100 milioni. È la cifra tonda delle persone costrette a lasciare la propria casa alla ricerca di sicurezza e protezione che nel corso del 2022 è stata, per la prima volta, superata. Sono state 103 milioni in tutto il mondo, cioè un essere umano ogni 77. Dieci anni fa la proporzione era meno della metà: un individuo ogni 167. A dare una spinta le fughe dall’aggressione di Putin all’Ucraina e i disastri ecologici e ambientali. Nel 2021 le persone sradicate, per periodi più o meno lunghi, a causa del cambiamento climatico sono state 23,7 milioni. Quasi 6 milioni in modo stabile. «Sfollati» o «rifugiati» che stentano ovunque a essere riconosciuti perché manca un quadro condiviso in grado di far emergere il loro status.

I numeri sono contenuti nella sesta edizione del rapporto su richiedenti asilo e rifugiati redatto dalla Fondazione Migrantes. Uno strumento utile a sprovincializzare il dibattito politico italiano. Questo tende a leggere il fenomeno come se il nostro paese, ultimamente chiamato più spesso «nazione», ne costituisse il centro a causa della posizione al centro del Mediterraneo. Una retorica che sfocia in vittimismo e discorsi allarmastici, allontanando politiche di gestione strutturali. Sia a livello interno che europeo.

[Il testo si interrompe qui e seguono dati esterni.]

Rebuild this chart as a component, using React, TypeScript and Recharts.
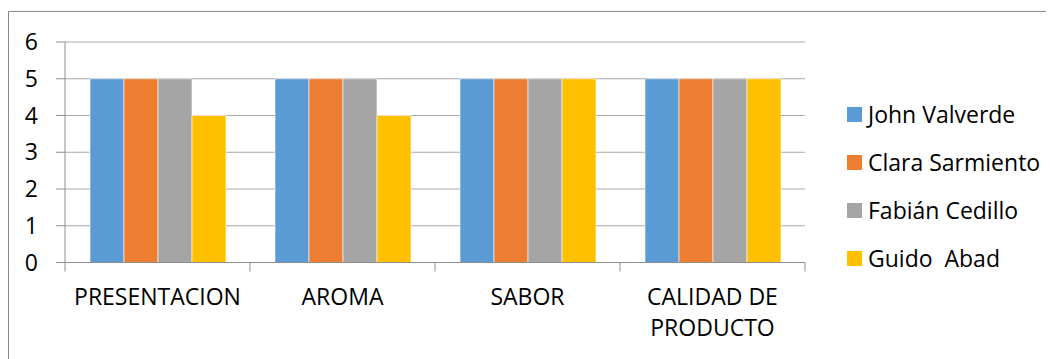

IL 70% DI QUEI 103 MILIONI di persone in fuga, infatti, cerca rifugio in uno Stato confinante. Solo una piccola parte ambisce ad andare in Europa e una porzione ancora minore ci riesce. Per farlo deve affrontare viaggi lunghi e pericolosi e mettersi in mano ai trafficanti, perché anche coloro che hanno diritto alla protezione internazionale possono varcare le frontiere solo in maniera illegale. I canali di ingresso regolari sono un aspetto residuale dei percorsi migratori.

Nel territorio dell’Unione, poi, ci sono Stati che fanno già molto più dell’Italia in termini di accoglienza e asilo. A fine 2021, prima dello scoppio della guerra in Ucraina, Roma ospitava 145mila rifugiati, Parigi mezzo milione e Berlino oltre 1,2 milioni. A giugno di quest’anno, nel mezzo della crisi umanitaria di Kiev, nei tre paesi c’erano rispettivamente 296mila, 613mila e addirittura 2.235.000 rifugiati (ucraini inclusi). «Verrebbe da chiedersi chi dovrebbe prendersi i migranti da chi», si legge nella sintesi del rapporto. Soprattutto considerando che in termini relativi, cioè nel rapporto tra popolazione residente e richiedenti asilo/profughi, l’Italia è ancora più indietro rispetto ai partner Ue.

L’ANNO IN CORSO è stato quello che più di ogni altro ha mostrato l’ipocrisia delle politiche europee, il loro carattere discriminatorio e la strumentalità delle retoriche sull’emergenza. «Un’Unione europea e un’Italia “sdoppiate”: solidale con gli ucraini e discriminante e in violazione dei diritti umani e delle convenzioni internazionali per altri. Per qualcuno le frontiere sono aperte, mentre per altri non lo sono nemmeno i porti dopo un naufragio», scrivono nell’introduzione Mariacristina Molfetta e Chiara Marchetti. Dieci milioni di ingressi ucraini in Europa, di cui circa 3,7 diventati presenze fisse, non hanno mandato in crisi né i sistemi sociali, né quelli d’accoglienza del Vecchio Continente. I paesi del blocco di Visegrád, da sempre i più ostili all’ingresso dei profughi di altre guerre, hanno aperto frontiere e porte di casa.

In Italia gli arrivi da Kiev sono stati circa 170mila, quasi il doppio dei 98mila ingressi via Mediterraneo. Mentre il totale degli attraversamenti «irregolari» di tutte le frontiere Ue, di terra e di mare, è di 228.240 fino a settembre scorso. Ingressi che non corrispondono nemmeno al numero di persone, visto che uno stesso soggetto che viene respinto e ritenta il superamento della frontiera, soprattutto lungo la rotta balcanica, viene contato più volte.

LA ROTTA PIÙ LETALE rimane quella del Mediterraneo centrale, dove il report conta 1.295 persone scomparse su un totale di 1.800 nel Mare Nostrum. Preoccupa però la «rotta Canaria»: nel 2021 morti stimati sono stati 1.126, +28% rispetto ale 877 vittime del 2020. Quella rotta, che dalle coste dell’Africa occidentale conduce all’arcipelago spagnolo delle Canarie, segna il record di mortalità relativa: una vittima ogni 20-30 migranti sbarcati.